======== SUPPLIED MATERIAL ========

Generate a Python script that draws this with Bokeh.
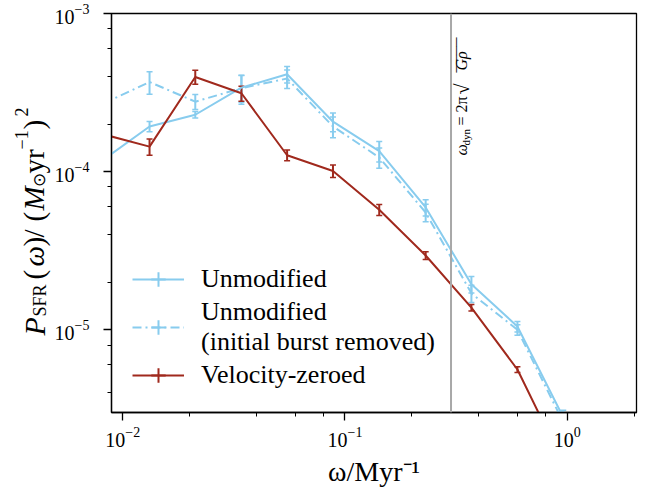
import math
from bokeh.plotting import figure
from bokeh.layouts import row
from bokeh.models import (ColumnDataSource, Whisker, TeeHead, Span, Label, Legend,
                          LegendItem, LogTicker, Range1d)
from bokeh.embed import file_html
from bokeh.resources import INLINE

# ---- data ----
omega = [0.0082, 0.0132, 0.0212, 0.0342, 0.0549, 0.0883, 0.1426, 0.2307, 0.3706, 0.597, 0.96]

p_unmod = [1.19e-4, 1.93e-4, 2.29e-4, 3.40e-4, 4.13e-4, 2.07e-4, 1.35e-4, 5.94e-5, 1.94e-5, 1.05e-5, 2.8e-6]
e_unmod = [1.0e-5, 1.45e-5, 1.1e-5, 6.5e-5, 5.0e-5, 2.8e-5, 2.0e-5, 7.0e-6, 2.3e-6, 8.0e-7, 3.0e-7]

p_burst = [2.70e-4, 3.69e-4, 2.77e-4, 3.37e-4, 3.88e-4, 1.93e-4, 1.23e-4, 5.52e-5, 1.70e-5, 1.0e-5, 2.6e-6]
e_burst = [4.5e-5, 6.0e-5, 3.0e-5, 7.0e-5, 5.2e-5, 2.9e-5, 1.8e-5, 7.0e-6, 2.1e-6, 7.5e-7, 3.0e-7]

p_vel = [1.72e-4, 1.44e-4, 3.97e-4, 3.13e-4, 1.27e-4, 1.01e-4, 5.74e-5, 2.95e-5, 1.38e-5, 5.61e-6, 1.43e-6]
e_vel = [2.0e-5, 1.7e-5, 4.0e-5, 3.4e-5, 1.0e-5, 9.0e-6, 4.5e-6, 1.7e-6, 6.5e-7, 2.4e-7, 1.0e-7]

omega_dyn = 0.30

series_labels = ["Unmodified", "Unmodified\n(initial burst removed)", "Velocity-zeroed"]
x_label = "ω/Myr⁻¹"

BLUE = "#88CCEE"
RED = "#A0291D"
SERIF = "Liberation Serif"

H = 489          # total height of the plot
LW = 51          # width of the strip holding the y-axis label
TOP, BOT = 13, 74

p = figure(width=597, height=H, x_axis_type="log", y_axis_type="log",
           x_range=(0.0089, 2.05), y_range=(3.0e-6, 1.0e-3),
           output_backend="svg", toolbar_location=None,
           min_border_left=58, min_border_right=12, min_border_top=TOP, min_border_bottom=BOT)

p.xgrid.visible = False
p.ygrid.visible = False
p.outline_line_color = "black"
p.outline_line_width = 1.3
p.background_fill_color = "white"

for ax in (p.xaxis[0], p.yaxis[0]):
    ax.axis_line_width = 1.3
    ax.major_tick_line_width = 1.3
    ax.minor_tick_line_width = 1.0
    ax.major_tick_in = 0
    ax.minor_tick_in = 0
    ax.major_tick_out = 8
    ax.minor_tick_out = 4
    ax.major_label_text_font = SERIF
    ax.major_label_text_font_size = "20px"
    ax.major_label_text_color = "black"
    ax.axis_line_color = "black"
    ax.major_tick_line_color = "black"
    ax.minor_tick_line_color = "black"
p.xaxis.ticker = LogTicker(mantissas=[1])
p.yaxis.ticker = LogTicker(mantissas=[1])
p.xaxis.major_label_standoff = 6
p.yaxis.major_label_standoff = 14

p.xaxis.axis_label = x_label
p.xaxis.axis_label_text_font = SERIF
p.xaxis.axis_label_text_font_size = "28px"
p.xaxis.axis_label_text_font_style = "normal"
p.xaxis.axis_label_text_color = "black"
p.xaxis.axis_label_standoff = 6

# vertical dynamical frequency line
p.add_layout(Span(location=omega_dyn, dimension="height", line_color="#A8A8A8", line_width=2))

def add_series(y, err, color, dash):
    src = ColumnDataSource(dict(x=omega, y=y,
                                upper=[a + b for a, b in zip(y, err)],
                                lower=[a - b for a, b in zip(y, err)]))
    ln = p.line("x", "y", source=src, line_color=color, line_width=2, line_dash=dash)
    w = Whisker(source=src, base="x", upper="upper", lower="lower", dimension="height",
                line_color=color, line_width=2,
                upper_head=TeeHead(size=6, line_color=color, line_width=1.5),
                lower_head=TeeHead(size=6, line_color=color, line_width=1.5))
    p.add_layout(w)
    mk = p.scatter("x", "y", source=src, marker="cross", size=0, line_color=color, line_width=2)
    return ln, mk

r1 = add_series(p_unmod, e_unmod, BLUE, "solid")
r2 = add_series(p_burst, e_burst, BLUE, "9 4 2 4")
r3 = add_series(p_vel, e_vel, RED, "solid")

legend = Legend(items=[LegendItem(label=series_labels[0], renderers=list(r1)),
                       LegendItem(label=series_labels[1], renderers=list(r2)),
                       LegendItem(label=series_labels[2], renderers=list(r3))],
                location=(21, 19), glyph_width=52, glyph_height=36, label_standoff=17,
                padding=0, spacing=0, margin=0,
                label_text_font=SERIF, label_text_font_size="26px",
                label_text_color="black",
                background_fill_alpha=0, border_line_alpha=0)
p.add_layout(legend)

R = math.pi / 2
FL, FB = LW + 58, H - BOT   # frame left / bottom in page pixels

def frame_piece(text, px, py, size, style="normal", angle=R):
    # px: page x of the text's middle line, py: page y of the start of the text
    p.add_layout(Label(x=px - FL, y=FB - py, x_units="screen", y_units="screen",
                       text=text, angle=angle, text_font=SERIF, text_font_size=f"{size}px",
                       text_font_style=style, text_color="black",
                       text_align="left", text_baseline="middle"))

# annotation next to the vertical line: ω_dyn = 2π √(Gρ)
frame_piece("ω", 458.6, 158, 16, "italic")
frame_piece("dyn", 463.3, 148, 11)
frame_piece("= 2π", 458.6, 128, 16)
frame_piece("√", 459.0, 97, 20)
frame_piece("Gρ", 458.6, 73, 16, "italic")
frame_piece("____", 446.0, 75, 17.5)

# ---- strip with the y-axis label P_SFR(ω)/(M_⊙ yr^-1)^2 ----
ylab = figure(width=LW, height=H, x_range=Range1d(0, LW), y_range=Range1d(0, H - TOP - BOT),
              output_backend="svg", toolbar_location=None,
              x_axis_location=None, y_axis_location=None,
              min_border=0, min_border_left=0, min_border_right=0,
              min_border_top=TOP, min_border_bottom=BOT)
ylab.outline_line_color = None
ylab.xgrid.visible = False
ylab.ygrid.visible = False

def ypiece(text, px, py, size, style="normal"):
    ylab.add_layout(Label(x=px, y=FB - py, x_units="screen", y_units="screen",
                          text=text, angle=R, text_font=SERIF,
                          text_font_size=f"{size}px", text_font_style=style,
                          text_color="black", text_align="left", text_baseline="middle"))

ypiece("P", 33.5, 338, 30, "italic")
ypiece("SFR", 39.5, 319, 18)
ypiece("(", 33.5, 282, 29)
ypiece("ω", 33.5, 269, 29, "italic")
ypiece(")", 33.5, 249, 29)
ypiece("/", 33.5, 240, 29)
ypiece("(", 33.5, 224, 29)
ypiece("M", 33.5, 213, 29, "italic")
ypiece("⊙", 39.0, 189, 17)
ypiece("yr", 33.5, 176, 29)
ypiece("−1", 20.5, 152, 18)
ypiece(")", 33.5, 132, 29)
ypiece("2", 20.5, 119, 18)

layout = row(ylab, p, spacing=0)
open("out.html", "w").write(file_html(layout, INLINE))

========
======== SUPPLIED MATERIAL ========

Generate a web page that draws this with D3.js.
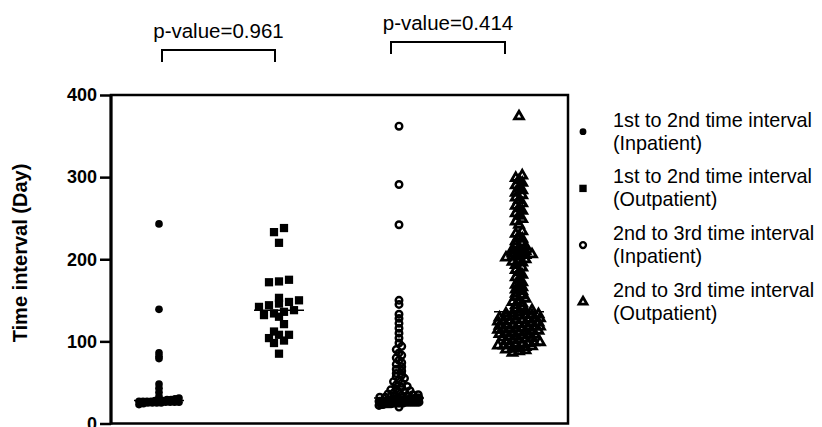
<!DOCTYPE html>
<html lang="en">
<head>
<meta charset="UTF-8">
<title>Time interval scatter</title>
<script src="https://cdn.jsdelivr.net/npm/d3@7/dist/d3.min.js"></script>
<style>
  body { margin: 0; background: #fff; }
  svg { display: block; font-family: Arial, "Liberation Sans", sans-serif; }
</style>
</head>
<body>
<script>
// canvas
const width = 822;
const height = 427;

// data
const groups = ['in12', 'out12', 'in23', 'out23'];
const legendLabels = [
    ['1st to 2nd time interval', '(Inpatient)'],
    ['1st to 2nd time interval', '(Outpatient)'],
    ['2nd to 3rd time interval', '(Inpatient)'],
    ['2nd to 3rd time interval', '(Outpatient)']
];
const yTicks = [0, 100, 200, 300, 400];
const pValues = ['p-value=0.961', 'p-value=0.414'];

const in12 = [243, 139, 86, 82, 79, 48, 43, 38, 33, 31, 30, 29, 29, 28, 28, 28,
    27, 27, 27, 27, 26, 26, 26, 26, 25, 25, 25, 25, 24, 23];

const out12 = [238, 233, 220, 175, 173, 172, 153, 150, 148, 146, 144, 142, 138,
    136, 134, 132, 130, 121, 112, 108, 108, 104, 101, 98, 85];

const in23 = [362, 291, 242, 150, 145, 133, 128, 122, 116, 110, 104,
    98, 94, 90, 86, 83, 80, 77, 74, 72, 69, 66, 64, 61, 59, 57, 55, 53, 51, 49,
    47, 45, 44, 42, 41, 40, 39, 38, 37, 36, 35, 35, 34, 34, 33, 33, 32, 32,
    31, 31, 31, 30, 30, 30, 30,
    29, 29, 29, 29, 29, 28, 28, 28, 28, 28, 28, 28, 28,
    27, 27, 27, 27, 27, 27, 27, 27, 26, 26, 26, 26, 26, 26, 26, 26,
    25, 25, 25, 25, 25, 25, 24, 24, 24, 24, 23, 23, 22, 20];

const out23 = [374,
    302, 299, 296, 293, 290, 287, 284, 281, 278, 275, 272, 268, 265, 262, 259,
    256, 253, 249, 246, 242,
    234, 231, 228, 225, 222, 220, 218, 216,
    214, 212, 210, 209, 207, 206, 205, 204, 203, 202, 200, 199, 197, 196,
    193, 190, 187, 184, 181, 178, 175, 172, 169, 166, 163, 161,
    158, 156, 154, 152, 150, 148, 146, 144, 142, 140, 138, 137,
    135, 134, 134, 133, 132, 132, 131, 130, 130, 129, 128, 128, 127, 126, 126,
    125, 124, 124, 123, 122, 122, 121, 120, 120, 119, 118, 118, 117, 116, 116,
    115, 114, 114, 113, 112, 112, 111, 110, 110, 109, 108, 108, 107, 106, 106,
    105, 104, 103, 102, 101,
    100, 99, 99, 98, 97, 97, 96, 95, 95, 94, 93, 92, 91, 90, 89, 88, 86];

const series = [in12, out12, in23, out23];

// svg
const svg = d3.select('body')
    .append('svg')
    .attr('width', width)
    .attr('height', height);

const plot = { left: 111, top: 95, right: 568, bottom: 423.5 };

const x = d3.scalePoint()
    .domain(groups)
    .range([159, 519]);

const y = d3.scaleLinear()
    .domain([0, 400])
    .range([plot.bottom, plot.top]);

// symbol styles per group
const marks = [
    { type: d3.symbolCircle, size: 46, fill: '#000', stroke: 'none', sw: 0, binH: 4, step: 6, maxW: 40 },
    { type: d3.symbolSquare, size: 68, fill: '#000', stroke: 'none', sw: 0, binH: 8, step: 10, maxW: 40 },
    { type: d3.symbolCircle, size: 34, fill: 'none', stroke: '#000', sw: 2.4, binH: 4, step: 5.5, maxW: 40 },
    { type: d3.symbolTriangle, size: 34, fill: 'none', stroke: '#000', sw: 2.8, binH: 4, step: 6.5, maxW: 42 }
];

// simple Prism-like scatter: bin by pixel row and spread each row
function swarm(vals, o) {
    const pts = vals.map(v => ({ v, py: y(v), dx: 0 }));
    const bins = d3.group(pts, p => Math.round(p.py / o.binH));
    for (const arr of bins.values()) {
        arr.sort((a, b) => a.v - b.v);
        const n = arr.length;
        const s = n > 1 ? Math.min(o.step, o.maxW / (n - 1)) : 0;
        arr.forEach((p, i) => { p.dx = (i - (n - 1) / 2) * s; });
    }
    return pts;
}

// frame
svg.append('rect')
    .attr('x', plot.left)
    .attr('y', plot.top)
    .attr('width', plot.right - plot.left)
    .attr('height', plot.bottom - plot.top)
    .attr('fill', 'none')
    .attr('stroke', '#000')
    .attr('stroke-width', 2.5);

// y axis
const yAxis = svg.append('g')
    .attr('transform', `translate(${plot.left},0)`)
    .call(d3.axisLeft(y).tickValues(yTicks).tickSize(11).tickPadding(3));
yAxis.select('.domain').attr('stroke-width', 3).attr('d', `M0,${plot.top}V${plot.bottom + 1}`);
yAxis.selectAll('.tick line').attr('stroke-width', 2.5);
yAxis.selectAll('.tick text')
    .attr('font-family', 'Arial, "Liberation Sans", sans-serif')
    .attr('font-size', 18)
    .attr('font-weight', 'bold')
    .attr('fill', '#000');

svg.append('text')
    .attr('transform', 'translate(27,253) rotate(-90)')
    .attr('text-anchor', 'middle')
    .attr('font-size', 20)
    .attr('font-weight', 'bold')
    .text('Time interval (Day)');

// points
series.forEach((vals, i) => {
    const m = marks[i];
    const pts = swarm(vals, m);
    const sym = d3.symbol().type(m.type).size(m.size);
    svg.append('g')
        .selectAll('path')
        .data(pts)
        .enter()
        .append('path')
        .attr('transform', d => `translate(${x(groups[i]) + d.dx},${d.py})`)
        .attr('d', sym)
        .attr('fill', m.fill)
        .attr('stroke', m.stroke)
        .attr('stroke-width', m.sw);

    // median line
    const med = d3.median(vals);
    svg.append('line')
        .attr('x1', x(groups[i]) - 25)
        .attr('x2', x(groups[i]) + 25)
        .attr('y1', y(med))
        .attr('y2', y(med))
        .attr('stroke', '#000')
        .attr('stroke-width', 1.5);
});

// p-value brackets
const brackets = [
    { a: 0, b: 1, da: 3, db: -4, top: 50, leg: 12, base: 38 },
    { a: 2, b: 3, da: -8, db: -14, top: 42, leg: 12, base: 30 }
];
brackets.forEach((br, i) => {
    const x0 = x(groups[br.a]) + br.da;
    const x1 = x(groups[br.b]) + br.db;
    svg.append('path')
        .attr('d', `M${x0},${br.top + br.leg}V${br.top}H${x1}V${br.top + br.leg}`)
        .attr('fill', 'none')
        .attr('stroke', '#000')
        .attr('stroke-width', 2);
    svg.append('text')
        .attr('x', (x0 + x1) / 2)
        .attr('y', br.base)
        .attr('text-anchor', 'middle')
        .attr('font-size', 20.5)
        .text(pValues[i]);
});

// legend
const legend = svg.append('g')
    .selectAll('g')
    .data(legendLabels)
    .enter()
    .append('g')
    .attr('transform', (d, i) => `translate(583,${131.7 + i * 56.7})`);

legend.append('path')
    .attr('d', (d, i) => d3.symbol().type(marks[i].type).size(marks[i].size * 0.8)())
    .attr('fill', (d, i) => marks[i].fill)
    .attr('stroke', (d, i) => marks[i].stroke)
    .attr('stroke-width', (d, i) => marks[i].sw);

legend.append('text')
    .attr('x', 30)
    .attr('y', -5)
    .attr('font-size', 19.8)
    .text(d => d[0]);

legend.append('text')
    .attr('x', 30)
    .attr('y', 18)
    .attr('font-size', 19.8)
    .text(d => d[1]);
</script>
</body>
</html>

========

▸ REQUIREMENT: Output nothing except the lines from the one containing "Generate a Python" through the one containing "0.3706, 0.597, 0.96]", both kept, with the pictures removed.

▸ WRITTEN SOLUTION:
Generate a Python script that draws this with Bokeh.
import math
from bokeh.plotting import figure
from bokeh.layouts import row
from bokeh.models import (ColumnDataSource, Whisker, TeeHead, Span, Label, Legend,
                          LegendItem, LogTicker, Range1d)
from bokeh.embed import file_html
from bokeh.resources import INLINE

# ---- data ----
omega = [0.0082, 0.0132, 0.0212, 0.0342, 0.0549, 0.0883, 0.1426, 0.2307, 0.3706, 0.597, 0.96]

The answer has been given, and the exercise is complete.